* Exercise: Write out the listing from the line with "Reproduce this diagram with TikZ." to the line with "(sum) at (659,32.5)", both lines included, exactly and nothing beyond. Leave pictures out.
::: Listed records :::
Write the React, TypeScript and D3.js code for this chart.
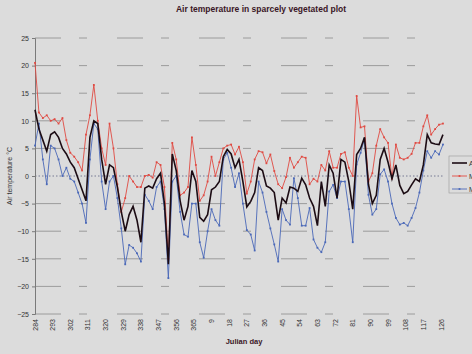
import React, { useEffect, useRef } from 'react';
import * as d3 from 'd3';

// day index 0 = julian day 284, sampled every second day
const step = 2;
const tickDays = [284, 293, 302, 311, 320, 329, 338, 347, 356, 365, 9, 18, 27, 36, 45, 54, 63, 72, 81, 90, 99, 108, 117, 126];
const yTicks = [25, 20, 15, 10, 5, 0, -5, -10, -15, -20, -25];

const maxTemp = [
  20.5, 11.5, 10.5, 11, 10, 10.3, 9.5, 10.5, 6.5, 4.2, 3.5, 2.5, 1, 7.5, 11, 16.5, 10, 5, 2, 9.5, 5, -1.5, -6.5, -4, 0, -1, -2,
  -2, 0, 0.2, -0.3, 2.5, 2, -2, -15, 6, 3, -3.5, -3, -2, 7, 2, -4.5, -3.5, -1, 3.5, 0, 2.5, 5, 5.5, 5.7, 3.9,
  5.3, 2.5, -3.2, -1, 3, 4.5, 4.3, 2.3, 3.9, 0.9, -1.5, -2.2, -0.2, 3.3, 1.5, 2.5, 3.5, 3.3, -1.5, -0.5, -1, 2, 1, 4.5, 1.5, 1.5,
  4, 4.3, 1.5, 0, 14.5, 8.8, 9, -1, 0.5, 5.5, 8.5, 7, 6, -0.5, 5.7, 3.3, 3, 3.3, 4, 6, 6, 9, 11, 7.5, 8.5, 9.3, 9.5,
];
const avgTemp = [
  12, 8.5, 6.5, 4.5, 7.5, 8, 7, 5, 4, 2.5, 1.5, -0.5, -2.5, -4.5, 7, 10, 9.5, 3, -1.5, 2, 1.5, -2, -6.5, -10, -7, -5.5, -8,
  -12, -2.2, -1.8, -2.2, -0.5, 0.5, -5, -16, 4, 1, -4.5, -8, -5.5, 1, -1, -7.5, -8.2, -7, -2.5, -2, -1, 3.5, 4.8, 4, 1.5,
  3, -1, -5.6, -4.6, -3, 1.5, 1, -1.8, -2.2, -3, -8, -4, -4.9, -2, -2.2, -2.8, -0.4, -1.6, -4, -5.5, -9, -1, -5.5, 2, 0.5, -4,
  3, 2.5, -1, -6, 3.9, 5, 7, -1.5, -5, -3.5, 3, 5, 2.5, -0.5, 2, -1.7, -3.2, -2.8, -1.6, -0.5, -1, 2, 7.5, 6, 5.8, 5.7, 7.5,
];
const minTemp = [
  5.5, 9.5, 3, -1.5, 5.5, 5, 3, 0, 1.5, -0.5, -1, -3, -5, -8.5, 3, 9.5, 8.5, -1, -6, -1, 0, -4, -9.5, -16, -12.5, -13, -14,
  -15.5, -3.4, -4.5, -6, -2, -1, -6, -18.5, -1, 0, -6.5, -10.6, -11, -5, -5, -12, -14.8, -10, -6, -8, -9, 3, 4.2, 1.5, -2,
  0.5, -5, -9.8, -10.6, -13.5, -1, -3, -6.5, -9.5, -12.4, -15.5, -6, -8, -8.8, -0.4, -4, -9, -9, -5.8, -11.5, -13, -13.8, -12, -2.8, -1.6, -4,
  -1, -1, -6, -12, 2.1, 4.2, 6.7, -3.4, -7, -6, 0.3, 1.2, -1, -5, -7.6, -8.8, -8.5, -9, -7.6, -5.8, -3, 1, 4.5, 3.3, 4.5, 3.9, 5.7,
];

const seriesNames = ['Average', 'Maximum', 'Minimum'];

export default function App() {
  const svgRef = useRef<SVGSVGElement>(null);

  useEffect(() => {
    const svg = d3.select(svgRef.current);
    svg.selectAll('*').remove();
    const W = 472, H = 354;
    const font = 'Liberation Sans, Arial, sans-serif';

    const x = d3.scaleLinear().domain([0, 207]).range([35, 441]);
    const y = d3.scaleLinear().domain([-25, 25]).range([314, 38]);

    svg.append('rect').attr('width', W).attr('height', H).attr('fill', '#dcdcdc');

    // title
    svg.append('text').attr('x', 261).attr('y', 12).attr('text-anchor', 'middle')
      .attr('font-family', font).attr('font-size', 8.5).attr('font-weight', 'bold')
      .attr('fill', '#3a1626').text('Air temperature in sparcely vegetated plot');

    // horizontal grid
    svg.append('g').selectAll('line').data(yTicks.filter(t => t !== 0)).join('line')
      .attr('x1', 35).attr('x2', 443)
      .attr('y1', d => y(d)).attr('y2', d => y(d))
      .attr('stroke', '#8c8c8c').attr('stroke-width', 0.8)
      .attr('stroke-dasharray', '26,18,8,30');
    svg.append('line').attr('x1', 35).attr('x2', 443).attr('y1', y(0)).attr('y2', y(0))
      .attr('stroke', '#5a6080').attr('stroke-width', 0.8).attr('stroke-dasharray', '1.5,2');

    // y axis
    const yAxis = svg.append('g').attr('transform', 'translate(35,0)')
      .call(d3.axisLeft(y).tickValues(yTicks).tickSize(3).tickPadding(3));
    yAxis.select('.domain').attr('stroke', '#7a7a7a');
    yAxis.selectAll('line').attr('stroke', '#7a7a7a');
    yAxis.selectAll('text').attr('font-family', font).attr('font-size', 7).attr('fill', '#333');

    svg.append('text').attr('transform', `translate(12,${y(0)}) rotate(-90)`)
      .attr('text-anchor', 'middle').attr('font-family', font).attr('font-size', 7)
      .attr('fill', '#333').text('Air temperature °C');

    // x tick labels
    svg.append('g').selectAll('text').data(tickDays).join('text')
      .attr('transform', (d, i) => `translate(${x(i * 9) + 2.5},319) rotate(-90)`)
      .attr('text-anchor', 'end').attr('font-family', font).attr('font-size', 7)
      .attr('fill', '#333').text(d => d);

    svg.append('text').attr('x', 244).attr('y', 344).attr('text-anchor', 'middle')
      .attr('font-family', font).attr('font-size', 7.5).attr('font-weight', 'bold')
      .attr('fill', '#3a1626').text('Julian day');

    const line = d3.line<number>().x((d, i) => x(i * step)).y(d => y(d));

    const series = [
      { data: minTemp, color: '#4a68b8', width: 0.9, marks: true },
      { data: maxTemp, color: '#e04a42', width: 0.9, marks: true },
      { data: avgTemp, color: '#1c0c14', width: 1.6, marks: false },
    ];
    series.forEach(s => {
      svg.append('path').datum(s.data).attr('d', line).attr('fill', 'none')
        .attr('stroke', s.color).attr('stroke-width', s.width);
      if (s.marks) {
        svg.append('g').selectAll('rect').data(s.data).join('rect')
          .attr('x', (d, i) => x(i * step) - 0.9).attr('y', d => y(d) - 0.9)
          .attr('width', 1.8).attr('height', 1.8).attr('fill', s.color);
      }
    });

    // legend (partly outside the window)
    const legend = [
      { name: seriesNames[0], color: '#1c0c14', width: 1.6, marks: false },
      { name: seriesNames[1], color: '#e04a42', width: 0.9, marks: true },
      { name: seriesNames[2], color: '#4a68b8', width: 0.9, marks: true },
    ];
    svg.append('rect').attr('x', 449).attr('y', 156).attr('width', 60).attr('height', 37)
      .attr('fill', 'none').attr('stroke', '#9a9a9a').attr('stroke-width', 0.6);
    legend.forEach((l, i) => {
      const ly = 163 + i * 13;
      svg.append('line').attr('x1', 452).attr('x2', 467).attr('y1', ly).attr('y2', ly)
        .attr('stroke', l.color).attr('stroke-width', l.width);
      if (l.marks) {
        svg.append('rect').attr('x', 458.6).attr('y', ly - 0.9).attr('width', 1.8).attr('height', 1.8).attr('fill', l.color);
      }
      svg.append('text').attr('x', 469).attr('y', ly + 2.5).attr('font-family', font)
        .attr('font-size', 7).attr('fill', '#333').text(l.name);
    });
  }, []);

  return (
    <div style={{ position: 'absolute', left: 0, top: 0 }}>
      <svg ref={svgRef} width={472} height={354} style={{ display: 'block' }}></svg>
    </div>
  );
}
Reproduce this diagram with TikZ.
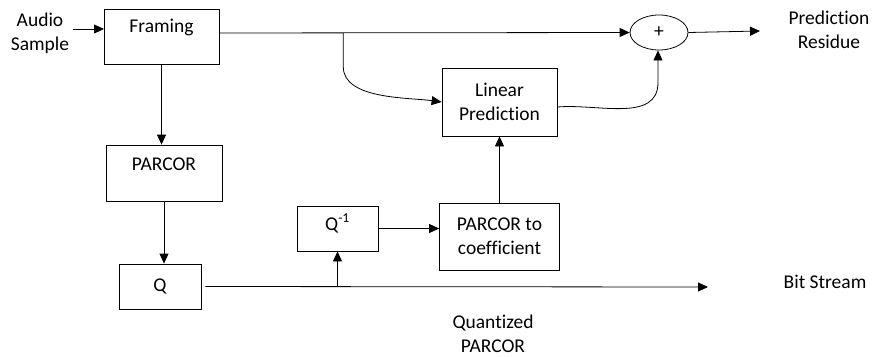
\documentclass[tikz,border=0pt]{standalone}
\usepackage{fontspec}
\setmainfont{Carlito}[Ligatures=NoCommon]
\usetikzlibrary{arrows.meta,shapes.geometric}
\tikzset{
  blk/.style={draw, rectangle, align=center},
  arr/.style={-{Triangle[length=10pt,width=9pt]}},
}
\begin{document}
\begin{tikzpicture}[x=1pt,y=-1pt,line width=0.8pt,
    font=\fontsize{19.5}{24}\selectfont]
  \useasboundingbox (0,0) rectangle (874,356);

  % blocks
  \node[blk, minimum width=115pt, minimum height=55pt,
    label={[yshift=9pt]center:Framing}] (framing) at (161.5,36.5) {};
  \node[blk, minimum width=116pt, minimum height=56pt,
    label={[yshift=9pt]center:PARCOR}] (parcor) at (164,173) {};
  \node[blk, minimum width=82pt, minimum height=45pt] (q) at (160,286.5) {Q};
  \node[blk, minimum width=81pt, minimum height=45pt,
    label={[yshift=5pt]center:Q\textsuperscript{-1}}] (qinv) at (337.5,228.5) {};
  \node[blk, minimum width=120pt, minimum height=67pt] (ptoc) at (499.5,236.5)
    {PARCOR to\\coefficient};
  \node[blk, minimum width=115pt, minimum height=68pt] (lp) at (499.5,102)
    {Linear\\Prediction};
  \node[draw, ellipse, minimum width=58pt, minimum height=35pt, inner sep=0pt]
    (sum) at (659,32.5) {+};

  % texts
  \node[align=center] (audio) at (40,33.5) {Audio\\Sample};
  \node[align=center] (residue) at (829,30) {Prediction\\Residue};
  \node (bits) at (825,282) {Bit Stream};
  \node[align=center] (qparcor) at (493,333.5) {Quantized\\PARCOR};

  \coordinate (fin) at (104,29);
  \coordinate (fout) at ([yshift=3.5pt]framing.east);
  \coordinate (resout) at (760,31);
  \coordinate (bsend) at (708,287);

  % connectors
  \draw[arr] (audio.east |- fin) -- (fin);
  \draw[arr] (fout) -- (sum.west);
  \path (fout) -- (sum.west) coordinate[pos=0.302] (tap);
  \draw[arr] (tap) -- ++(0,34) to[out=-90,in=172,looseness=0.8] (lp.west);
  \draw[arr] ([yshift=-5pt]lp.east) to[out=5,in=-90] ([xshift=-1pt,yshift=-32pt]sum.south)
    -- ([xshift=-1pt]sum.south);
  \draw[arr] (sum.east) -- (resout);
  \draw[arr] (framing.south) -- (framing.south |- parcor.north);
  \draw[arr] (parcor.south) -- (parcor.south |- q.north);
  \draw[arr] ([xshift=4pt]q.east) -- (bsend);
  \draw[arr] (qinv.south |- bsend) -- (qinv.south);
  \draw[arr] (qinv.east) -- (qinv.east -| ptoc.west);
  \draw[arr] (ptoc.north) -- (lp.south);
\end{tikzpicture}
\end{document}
:::
::: Listed records :::
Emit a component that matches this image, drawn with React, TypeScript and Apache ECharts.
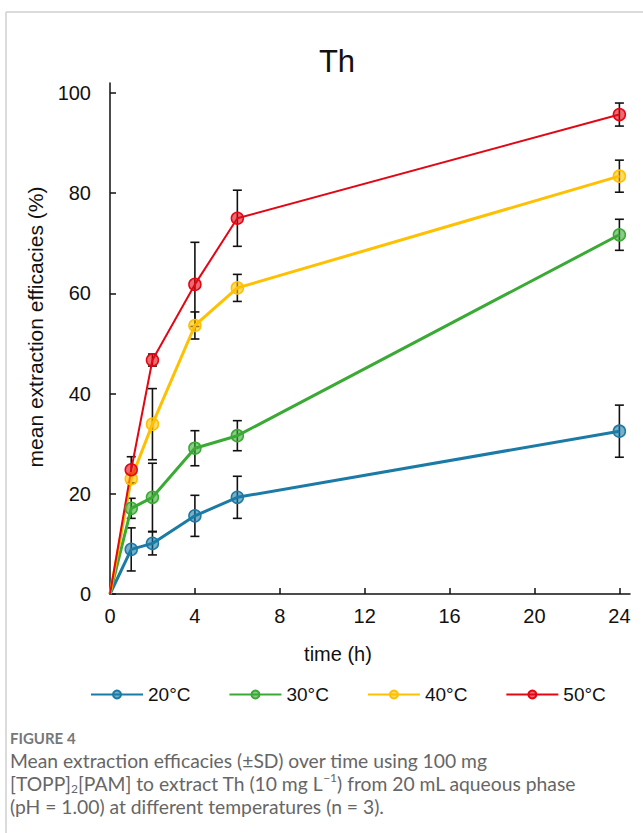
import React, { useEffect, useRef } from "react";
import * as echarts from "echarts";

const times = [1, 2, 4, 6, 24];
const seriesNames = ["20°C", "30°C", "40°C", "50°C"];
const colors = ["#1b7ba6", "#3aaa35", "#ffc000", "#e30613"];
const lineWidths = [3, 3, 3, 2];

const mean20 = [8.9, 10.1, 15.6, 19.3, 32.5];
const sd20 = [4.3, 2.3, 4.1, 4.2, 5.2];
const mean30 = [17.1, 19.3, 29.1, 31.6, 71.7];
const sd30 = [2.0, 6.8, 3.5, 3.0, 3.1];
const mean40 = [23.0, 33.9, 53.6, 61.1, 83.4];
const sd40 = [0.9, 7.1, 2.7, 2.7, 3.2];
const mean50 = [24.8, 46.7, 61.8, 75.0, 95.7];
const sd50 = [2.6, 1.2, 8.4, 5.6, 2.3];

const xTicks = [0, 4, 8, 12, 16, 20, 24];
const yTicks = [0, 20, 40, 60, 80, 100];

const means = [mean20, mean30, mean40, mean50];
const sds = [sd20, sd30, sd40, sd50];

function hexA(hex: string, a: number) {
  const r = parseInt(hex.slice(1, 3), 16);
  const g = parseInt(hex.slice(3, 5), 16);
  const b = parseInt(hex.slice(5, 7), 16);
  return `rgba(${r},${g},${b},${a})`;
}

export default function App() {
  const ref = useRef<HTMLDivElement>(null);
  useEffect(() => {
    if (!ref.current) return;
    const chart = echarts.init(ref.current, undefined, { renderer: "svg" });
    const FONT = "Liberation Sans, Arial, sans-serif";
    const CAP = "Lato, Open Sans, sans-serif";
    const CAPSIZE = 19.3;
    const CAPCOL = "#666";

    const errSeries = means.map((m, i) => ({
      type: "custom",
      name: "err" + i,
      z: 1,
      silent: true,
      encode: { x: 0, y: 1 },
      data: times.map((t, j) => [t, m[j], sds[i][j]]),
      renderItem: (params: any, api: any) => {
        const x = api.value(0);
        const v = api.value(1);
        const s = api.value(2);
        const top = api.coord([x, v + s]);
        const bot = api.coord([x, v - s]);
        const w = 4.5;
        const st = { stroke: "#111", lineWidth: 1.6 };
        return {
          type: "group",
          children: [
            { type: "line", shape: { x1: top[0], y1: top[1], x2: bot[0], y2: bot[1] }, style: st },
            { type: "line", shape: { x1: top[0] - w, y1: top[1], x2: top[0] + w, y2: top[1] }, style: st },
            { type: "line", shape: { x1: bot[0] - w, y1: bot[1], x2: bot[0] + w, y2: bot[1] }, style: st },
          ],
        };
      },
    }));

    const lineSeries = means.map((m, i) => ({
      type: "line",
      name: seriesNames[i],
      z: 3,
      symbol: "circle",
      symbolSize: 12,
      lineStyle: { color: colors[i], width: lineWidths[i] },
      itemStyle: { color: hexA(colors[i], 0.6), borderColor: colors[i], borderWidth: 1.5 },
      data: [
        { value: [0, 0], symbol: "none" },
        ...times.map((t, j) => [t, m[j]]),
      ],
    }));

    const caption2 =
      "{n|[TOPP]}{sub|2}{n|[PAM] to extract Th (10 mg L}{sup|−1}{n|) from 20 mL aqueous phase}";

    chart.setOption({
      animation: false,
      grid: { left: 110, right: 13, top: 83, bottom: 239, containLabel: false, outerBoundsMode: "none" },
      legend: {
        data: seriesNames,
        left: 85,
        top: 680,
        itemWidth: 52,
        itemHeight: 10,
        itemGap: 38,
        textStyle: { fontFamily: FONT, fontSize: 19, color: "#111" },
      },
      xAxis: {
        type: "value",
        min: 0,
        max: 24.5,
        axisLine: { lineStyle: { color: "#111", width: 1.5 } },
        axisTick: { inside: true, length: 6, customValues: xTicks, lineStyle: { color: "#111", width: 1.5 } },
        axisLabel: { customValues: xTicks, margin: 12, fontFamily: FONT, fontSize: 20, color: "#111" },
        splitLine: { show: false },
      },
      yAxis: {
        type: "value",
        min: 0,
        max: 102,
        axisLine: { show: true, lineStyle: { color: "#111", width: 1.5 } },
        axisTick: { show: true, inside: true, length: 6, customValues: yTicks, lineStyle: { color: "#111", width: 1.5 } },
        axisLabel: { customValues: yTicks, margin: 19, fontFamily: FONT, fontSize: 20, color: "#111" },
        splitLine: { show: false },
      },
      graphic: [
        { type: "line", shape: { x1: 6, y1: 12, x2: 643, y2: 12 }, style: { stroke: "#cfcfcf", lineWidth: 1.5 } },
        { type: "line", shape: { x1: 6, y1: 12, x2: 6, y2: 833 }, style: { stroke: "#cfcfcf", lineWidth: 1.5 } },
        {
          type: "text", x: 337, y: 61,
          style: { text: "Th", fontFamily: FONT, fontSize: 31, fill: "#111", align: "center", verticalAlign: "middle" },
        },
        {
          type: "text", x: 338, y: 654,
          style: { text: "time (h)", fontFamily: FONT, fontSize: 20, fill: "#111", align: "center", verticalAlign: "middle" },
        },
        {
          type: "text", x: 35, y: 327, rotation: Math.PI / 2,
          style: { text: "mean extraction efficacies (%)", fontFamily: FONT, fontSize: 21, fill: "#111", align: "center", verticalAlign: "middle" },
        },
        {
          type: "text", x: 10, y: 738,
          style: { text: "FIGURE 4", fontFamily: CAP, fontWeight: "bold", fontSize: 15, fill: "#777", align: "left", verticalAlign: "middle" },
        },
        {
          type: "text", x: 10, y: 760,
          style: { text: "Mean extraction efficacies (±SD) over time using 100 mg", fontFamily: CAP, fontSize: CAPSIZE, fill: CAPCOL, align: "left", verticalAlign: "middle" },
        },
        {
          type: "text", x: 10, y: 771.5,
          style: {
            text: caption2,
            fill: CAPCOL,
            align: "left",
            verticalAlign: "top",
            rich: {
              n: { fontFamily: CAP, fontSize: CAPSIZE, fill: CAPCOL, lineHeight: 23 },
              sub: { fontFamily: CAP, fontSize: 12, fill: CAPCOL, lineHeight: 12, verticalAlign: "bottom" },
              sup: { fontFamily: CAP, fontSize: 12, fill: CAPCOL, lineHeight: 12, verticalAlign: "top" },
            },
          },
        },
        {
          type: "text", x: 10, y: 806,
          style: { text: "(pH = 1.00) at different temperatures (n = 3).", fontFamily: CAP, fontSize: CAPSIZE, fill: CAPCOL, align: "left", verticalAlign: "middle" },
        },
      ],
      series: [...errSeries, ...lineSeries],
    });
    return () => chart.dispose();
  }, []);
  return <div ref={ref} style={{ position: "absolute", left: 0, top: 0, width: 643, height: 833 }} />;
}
:::
::: Listed records :::
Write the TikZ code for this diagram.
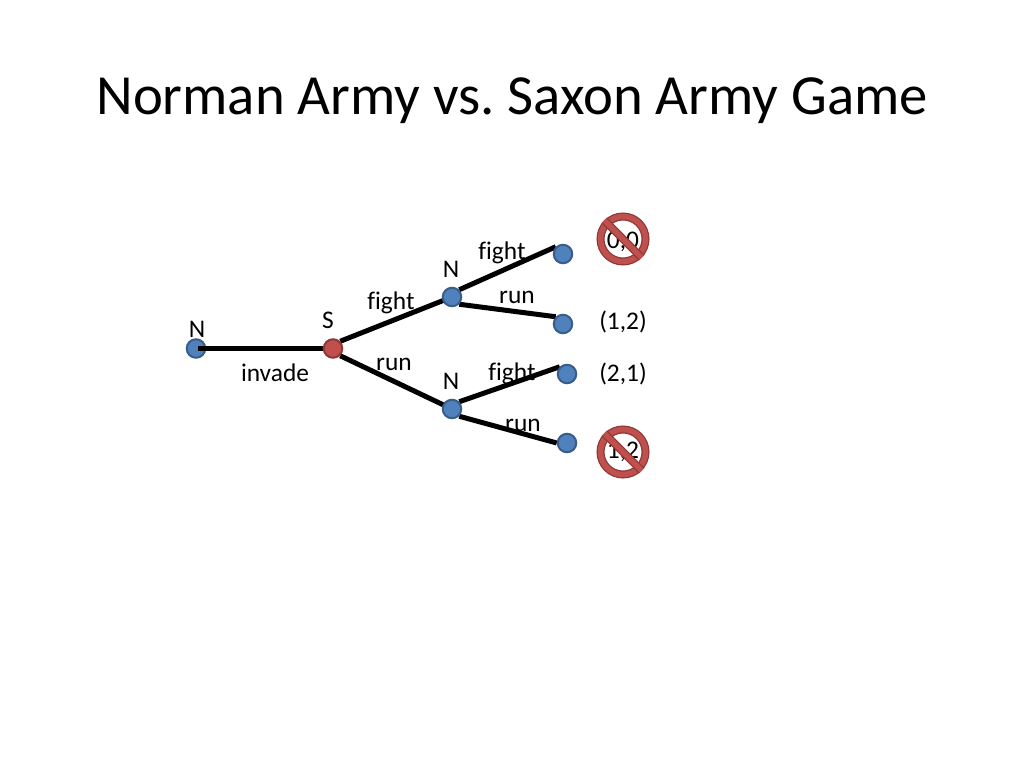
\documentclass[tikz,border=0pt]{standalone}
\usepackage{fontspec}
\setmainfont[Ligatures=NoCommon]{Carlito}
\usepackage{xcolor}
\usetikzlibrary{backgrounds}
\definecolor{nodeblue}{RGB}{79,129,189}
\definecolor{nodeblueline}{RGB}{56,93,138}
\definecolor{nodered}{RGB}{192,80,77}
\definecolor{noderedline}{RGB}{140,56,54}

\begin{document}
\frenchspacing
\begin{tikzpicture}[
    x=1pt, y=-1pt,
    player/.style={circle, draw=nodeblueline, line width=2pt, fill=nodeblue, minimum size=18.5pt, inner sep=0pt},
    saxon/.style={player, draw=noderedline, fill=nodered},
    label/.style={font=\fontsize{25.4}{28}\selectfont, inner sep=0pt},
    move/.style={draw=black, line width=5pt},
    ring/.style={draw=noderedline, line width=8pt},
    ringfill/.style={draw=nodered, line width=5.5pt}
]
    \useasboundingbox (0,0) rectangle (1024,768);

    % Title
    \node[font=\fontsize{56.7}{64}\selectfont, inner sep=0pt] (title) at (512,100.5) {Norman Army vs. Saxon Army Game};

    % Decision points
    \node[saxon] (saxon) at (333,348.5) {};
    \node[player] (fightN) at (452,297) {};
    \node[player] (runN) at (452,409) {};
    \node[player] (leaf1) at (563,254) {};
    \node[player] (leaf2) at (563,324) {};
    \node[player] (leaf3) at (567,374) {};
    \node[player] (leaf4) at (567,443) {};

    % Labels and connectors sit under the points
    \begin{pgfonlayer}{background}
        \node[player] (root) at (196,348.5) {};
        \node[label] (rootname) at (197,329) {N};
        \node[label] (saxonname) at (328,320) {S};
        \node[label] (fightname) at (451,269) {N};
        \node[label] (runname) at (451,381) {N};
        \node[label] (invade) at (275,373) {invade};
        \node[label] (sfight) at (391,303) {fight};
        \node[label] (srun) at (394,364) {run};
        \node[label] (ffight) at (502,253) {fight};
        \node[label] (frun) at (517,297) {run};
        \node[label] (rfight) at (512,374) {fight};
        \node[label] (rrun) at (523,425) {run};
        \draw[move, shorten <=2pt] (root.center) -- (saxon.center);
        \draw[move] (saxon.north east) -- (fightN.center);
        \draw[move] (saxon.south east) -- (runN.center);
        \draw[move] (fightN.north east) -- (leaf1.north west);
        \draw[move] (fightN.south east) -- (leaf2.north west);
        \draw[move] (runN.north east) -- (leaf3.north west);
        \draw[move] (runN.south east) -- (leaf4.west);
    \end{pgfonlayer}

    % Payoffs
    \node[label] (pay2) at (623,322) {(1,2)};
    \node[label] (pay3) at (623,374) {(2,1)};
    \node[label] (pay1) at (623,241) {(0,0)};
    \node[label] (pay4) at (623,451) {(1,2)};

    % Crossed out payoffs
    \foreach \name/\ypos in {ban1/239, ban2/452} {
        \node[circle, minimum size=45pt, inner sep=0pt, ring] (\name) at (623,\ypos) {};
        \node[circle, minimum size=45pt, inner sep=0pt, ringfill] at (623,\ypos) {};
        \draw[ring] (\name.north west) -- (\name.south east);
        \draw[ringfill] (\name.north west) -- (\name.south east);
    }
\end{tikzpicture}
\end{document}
:::
* Response to the task:
Reproduce this diagram with TikZ.
\documentclass[tikz,border=0pt]{standalone}
\usepackage{fontspec}
\setmainfont{Carlito}[Ligatures=NoCommon]
\usetikzlibrary{arrows.meta,shapes.geometric}
\tikzset{
  blk/.style={draw, rectangle, align=center},
  arr/.style={-{Triangle[length=10pt,width=9pt]}},
}
\begin{document}
\begin{tikzpicture}[x=1pt,y=-1pt,line width=0.8pt,
    font=\fontsize{19.5}{24}\selectfont]
  \useasboundingbox (0,0) rectangle (874,356);

  % blocks
  \node[blk, minimum width=115pt, minimum height=55pt,
    label={[yshift=9pt]center:Framing}] (framing) at (161.5,36.5) {};
  \node[blk, minimum width=116pt, minimum height=56pt,
    label={[yshift=9pt]center:PARCOR}] (parcor) at (164,173) {};
  \node[blk, minimum width=82pt, minimum height=45pt] (q) at (160,286.5) {Q};
  \node[blk, minimum width=81pt, minimum height=45pt,
    label={[yshift=5pt]center:Q\textsuperscript{-1}}] (qinv) at (337.5,228.5) {};
  \node[blk, minimum width=120pt, minimum height=67pt] (ptoc) at (499.5,236.5)
    {PARCOR to\\coefficient};
  \node[blk, minimum width=115pt, minimum height=68pt] (lp) at (499.5,102)
    {Linear\\Prediction};
  \node[draw, ellipse, minimum width=58pt, minimum height=35pt, inner sep=0pt]
    (sum) at (659,32.5) {+};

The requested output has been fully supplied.